Records
-- start --

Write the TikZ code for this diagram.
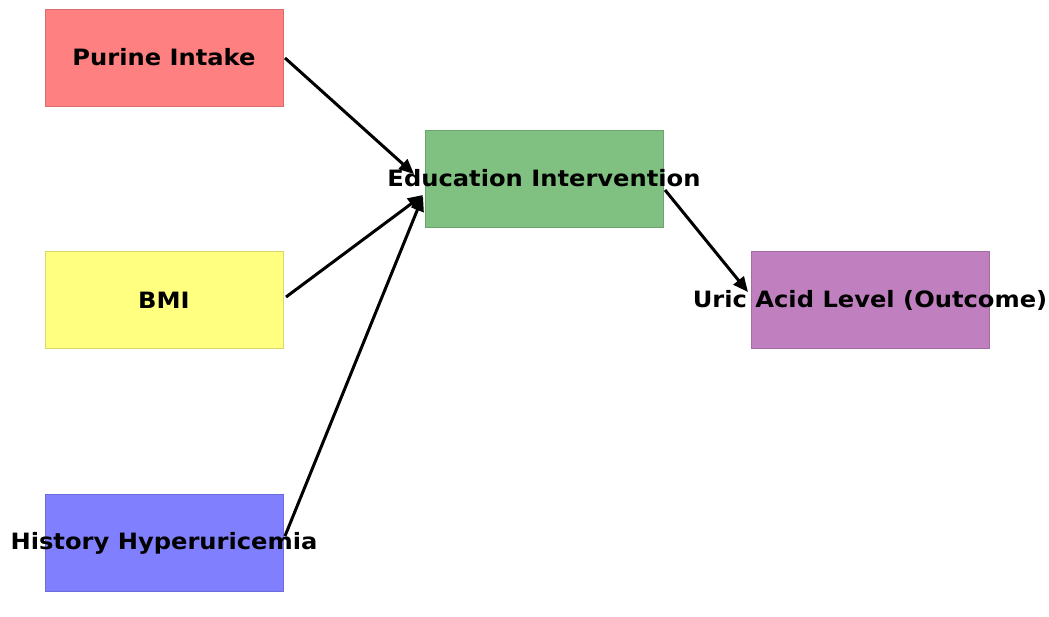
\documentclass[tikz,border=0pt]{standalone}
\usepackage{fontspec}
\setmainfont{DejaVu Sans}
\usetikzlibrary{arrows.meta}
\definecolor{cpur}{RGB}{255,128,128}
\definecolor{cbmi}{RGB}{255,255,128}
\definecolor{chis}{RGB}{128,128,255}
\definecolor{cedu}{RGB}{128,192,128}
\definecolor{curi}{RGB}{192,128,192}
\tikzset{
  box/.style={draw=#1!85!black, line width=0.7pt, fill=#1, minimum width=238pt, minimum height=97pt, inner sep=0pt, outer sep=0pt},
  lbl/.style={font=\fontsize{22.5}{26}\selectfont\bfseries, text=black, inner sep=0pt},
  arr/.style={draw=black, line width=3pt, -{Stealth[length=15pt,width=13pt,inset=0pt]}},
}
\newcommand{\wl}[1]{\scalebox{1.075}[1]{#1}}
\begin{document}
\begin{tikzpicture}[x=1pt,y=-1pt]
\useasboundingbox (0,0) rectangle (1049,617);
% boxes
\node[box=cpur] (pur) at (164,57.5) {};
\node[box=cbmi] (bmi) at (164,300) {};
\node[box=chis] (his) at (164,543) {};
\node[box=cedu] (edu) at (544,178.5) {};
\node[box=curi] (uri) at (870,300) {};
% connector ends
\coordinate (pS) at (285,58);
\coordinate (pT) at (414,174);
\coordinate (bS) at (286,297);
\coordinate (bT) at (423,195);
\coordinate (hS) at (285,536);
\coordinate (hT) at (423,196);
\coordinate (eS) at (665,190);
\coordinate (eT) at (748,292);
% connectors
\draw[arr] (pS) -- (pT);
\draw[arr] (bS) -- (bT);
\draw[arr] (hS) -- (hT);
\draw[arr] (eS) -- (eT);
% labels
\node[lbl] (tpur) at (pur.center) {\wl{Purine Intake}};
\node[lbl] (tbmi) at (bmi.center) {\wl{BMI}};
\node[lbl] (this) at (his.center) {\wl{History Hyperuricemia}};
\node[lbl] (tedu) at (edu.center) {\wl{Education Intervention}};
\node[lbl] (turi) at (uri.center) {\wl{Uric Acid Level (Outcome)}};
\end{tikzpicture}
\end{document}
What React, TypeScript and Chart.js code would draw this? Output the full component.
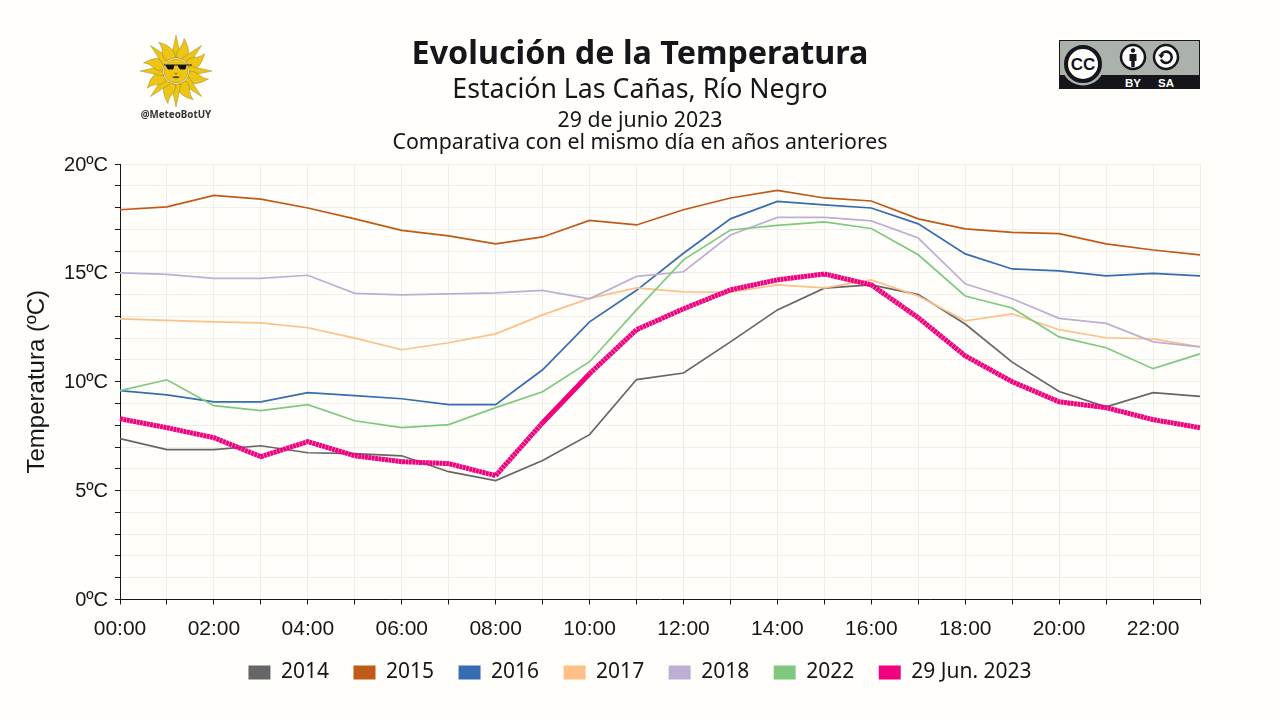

-- end --

Look through the entries and work out how many lines have the word "draw" in them; reply with that number only.

7